Former War Minister Emmanuel Shinwell told a 50th anniversary celebration of the proclamation of the Balfour Declaration here that the sinking of the Israeli destroyer Elath by Egyptians was the result of encouragement given to Egyptian leaders by Foreign Secretary George Brown. John Biggs-Davison, a Conservative MP, addressing the gathering held under the auspices of the Board of Deputies of British Jews, denounced the “appeasement, or rather resuscitation of a beaten and bankrupt Cairo junta.” Both condemned Mr. Brown’s stand that Israel had to withdraw from the territories it had occupied in June.

Former Foreign Minister Sir Alec Douglas-Home told the Conservative Party conference at Brighton yesterday of the need to safeguard Britain’s vital interests in negotiations with Nasser on resumption of relations. He charged Egypt had gotten into her economic plight “by her provocative war with Israel.”
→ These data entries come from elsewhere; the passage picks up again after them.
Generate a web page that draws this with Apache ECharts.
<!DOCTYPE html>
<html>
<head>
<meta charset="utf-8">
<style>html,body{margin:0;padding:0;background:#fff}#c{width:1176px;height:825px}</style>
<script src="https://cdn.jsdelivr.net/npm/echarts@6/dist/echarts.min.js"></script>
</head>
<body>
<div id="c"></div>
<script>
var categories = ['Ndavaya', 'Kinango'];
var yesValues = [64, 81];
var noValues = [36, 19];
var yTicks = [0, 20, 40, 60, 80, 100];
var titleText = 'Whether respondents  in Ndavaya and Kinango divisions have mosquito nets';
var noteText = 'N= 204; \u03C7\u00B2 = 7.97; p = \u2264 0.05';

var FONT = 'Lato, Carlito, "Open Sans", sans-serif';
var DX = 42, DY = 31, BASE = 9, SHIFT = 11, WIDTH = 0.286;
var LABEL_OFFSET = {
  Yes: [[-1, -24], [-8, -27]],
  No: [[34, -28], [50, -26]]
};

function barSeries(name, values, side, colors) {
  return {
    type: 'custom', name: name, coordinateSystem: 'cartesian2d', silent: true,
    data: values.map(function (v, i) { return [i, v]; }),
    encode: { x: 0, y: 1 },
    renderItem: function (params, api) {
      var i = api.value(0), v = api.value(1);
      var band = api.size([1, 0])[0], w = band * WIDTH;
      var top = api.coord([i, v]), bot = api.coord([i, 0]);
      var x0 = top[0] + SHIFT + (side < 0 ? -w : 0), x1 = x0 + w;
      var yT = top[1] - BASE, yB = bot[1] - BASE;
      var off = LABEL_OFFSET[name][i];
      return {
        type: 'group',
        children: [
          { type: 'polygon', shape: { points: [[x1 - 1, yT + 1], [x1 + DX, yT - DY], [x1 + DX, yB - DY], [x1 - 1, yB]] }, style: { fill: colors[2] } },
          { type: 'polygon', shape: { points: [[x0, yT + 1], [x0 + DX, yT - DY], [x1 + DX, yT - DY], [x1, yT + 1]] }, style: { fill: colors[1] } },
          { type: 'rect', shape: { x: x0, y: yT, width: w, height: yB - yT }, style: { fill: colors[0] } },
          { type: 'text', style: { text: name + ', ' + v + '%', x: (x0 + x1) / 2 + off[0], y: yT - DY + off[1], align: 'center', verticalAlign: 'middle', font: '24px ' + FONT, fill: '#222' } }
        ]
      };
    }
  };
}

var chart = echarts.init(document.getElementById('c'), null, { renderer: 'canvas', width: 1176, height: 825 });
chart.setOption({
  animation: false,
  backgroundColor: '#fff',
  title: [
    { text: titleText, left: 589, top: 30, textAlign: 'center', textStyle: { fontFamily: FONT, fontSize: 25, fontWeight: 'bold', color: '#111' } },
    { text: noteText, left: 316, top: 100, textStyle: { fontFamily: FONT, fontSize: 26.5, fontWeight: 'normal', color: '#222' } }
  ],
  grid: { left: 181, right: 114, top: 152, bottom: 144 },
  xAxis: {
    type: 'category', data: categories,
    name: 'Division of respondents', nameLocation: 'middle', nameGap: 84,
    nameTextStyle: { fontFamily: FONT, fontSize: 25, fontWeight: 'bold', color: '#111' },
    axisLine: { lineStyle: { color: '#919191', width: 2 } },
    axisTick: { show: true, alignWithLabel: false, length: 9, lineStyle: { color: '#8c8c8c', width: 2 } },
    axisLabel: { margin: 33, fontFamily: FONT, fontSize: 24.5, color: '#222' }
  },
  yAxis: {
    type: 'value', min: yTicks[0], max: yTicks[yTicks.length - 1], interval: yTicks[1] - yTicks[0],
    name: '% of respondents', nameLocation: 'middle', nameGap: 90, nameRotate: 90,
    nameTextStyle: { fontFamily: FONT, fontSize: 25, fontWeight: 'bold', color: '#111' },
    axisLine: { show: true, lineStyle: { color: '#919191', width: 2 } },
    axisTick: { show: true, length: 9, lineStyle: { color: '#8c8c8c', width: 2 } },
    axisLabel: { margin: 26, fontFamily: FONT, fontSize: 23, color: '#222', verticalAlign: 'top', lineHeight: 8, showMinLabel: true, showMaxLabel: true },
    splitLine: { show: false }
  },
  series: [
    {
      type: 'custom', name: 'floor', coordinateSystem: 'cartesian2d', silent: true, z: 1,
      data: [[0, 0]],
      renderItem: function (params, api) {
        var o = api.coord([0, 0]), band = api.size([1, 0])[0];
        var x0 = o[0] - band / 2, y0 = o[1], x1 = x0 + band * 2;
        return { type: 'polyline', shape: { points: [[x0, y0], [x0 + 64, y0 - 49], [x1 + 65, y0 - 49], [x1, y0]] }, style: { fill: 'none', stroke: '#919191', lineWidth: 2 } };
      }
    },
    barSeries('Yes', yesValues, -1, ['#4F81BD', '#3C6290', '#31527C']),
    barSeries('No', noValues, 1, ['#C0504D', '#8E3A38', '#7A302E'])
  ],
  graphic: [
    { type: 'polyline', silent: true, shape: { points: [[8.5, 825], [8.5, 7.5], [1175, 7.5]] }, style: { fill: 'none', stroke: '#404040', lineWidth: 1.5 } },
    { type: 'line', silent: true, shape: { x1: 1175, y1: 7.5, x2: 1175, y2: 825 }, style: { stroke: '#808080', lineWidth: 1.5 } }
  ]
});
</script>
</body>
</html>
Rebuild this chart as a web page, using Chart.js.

The British Government stated in the House of Commons today that no proposals had been put to Egyptian President Nasser for re-opening the Suez Canal or a settlement of the Arab-Israel dispute. The statement was made by Minister of State G. Roberts in a written reply to a question put to the Government by Labor MP Emanuel Shinwell as to whether Foreign Secretary Brown had approached Nasser on these subjects. Mr. Roberts said that there were no approaches apart from the Foreign Secretary’s request through Sir Harold Beeley that four British ships stranded in the Great Bitter Lake near the southern end of the Canal be released. He said he would keep the House informed of any developments.